:: WRITTEN REQUEST ::
Copy out every line of the data exactly.

:: DATA SEGMENT ::

(begin)

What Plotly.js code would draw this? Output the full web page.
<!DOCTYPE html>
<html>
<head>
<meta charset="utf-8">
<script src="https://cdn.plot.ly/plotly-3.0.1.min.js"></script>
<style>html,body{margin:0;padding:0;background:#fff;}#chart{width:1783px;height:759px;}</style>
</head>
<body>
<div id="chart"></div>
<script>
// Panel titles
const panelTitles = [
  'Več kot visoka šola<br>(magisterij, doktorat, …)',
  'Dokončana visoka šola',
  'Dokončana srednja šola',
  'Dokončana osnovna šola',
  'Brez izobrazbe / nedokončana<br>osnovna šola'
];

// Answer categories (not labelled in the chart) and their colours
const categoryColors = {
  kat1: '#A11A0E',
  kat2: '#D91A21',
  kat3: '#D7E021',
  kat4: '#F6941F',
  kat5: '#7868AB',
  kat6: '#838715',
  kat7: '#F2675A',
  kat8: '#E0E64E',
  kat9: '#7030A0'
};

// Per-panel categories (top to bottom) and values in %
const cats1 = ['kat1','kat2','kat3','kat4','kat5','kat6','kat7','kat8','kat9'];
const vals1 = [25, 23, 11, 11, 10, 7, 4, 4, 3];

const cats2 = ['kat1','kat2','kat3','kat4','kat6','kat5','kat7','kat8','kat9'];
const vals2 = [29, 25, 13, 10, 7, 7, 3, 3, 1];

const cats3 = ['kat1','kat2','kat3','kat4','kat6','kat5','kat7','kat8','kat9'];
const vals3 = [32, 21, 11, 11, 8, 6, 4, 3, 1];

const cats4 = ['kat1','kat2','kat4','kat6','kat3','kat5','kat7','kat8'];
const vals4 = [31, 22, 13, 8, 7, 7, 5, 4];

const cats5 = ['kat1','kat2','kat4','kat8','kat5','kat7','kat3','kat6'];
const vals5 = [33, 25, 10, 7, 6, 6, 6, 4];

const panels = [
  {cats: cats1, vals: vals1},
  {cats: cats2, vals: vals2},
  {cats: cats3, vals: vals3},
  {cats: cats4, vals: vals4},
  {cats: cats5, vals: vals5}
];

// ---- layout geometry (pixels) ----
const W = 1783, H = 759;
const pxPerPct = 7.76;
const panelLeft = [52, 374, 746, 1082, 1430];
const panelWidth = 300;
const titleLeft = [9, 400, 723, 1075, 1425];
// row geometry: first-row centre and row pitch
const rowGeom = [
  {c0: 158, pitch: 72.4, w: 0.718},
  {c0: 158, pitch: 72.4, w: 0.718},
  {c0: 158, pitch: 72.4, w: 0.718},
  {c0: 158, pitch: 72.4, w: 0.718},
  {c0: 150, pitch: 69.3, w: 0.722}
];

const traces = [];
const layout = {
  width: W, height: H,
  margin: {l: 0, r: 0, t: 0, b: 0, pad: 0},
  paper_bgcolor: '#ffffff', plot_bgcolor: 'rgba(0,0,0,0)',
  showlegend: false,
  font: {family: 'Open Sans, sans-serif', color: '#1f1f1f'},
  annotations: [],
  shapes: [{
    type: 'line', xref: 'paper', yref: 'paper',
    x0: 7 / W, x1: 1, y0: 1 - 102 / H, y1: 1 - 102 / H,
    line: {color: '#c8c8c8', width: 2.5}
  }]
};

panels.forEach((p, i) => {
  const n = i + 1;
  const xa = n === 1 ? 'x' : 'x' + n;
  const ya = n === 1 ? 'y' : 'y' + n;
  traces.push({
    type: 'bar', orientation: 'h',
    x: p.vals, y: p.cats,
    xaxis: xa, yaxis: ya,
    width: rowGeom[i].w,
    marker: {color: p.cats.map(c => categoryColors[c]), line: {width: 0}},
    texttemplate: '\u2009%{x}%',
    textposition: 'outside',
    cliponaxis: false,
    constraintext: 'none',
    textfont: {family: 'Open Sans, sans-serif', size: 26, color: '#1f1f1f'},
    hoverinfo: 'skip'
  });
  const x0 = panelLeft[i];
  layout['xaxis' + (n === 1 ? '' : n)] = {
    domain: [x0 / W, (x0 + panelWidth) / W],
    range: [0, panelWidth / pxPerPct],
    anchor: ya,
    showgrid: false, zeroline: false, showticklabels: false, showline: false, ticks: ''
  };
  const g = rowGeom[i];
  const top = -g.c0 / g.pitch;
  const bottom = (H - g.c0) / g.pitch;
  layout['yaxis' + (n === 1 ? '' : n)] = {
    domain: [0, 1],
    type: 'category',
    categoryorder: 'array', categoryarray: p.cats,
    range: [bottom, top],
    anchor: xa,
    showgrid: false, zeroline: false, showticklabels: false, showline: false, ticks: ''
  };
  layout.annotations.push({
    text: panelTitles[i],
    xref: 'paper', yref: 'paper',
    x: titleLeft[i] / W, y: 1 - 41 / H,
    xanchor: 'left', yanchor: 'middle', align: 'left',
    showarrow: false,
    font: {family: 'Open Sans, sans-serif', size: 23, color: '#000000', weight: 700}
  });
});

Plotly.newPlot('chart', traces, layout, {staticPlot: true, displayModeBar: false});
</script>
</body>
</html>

(end)

:: SOLUTION FOR THIS PROBLEM ::
What Plotly.js code would draw this? Output the full web page.
<!DOCTYPE html>
<html>
<head>
<meta charset="utf-8">
<script src="https://cdn.plot.ly/plotly-3.0.1.min.js"></script>
<style>html,body{margin:0;padding:0;background:#fff;}#chart{width:1783px;height:759px;}</style>
</head>
<body>
<div id="chart"></div>
<script>
// Panel titles
const panelTitles = [
  'Več kot visoka šola<br>(magisterij, doktorat, …)',
  'Dokončana visoka šola',
  'Dokončana srednja šola',
  'Dokončana osnovna šola',
  'Brez izobrazbe / nedokončana<br>osnovna šola'
];

// Answer categories (not labelled in the chart) and their colours
const categoryColors = {
  kat1: '#A11A0E',
  kat2: '#D91A21',
  kat3: '#D7E021',
  kat4: '#F6941F',
  kat5: '#7868AB',
  kat6: '#838715',
  kat7: '#F2675A',
  kat8: '#E0E64E',
  kat9: '#7030A0'
};

// Per-panel categories (top to bottom) and values in %
const cats1 = ['kat1','kat2','kat3','kat4','kat5','kat6','kat7','kat8','kat9'];
const vals1 = [25, 23, 11, 11, 10, 7, 4, 4, 3];

const cats2 = ['kat1','kat2','kat3','kat4','kat6','kat5','kat7','kat8','kat9'];
const vals2 = [29, 25, 13, 10, 7, 7, 3, 3, 1];

const cats3 = ['kat1','kat2','kat3','kat4','kat6','kat5','kat7','kat8','kat9'];
const vals3 = [32, 21, 11, 11, 8, 6, 4, 3, 1];

const cats4 = ['kat1','kat2','kat4','kat6','kat3','kat5','kat7','kat8'];
const vals4 = [31, 22, 13, 8, 7, 7, 5, 4];

const cats5 = ['kat1','kat2','kat4','kat8','kat5','kat7','kat3','kat6'];
const vals5 = [33, 25, 10, 7, 6, 6, 6, 4];

const panels = [
  {cats: cats1, vals: vals1},
  {cats: cats2, vals: vals2},
  {cats: cats3, vals: vals3},
  {cats: cats4, vals: vals4},
  {cats: cats5, vals: vals5}
];

// ---- layout geometry (pixels) ----
const W = 1783, H = 759;
const pxPerPct = 7.76;
const panelLeft = [52, 374, 746, 1082, 1430];
const panelWidth = 300;
const titleLeft = [9, 400, 723, 1075, 1425];
// row geometry: first-row centre and row pitch
const rowGeom = [
  {c0: 158, pitch: 72.4, w: 0.718},
  {c0: 158, pitch: 72.4, w: 0.718},
  {c0: 158, pitch: 72.4, w: 0.718},
  {c0: 158, pitch: 72.4, w: 0.718},
  {c0: 150, pitch: 69.3, w: 0.722}
];

const traces = [];
const layout = {
  width: W, height: H,
  margin: {l: 0, r: 0, t: 0, b: 0, pad: 0},
  paper_bgcolor: '#ffffff', plot_bgcolor: 'rgba(0,0,0,0)',
  showlegend: false,
  font: {family: 'Open Sans, sans-serif', color: '#1f1f1f'},
  annotations: [],
  shapes: [{
    type: 'line', xref: 'paper', yref: 'paper',
    x0: 7 / W, x1: 1, y0: 1 - 102 / H, y1: 1 - 102 / H,
    line: {color: '#c8c8c8', width: 2.5}
  }]
};

panels.forEach((p, i) => {
  const n = i + 1;
  const xa = n === 1 ? 'x' : 'x' + n;
  const ya = n === 1 ? 'y' : 'y' + n;
  traces.push({
    type: 'bar', orientation: 'h',
    x: p.vals, y: p.cats,
    xaxis: xa, yaxis: ya,
    width: rowGeom[i].w,
    marker: {color: p.cats.map(c => categoryColors[c]), line: {width: 0}},
    texttemplate: '\u2009%{x}%',
    textposition: 'outside',
    cliponaxis: false,
    constraintext: 'none',
    textfont: {family: 'Open Sans, sans-serif', size: 26, color: '#1f1f1f'},
    hoverinfo: 'skip'
  });
  const x0 = panelLeft[i];
  layout['xaxis' + (n === 1 ? '' : n)] = {
    domain: [x0 / W, (x0 + panelWidth) / W],
    range: [0, panelWidth / pxPerPct],
    anchor: ya,
    showgrid: false, zeroline: false, showticklabels: false, showline: false, ticks: ''
  };
  const g = rowGeom[i];
  const top = -g.c0 / g.pitch;
  const bottom = (H - g.c0) / g.pitch;
  layout['yaxis' + (n === 1 ? '' : n)] = {
    domain: [0, 1],
    type: 'category',
    categoryorder: 'array', categoryarray: p.cats,
    range: [bottom, top],
    anchor: xa,
    showgrid: false, zeroline: false, showticklabels: false, showline: false, ticks: ''
  };
  layout.annotations.push({
    text: panelTitles[i],
    xref: 'paper', yref: 'paper',
    x: titleLeft[i] / W, y: 1 - 41 / H,
    xanchor: 'left', yanchor: 'middle', align: 'left',
    showarrow: false,
    font: {family: 'Open Sans, sans-serif', size: 23, color: '#000000', weight: 700}
  });
});

Plotly.newPlot('chart', traces, layout, {staticPlot: true, displayModeBar: false});
</script>
</body>
</html>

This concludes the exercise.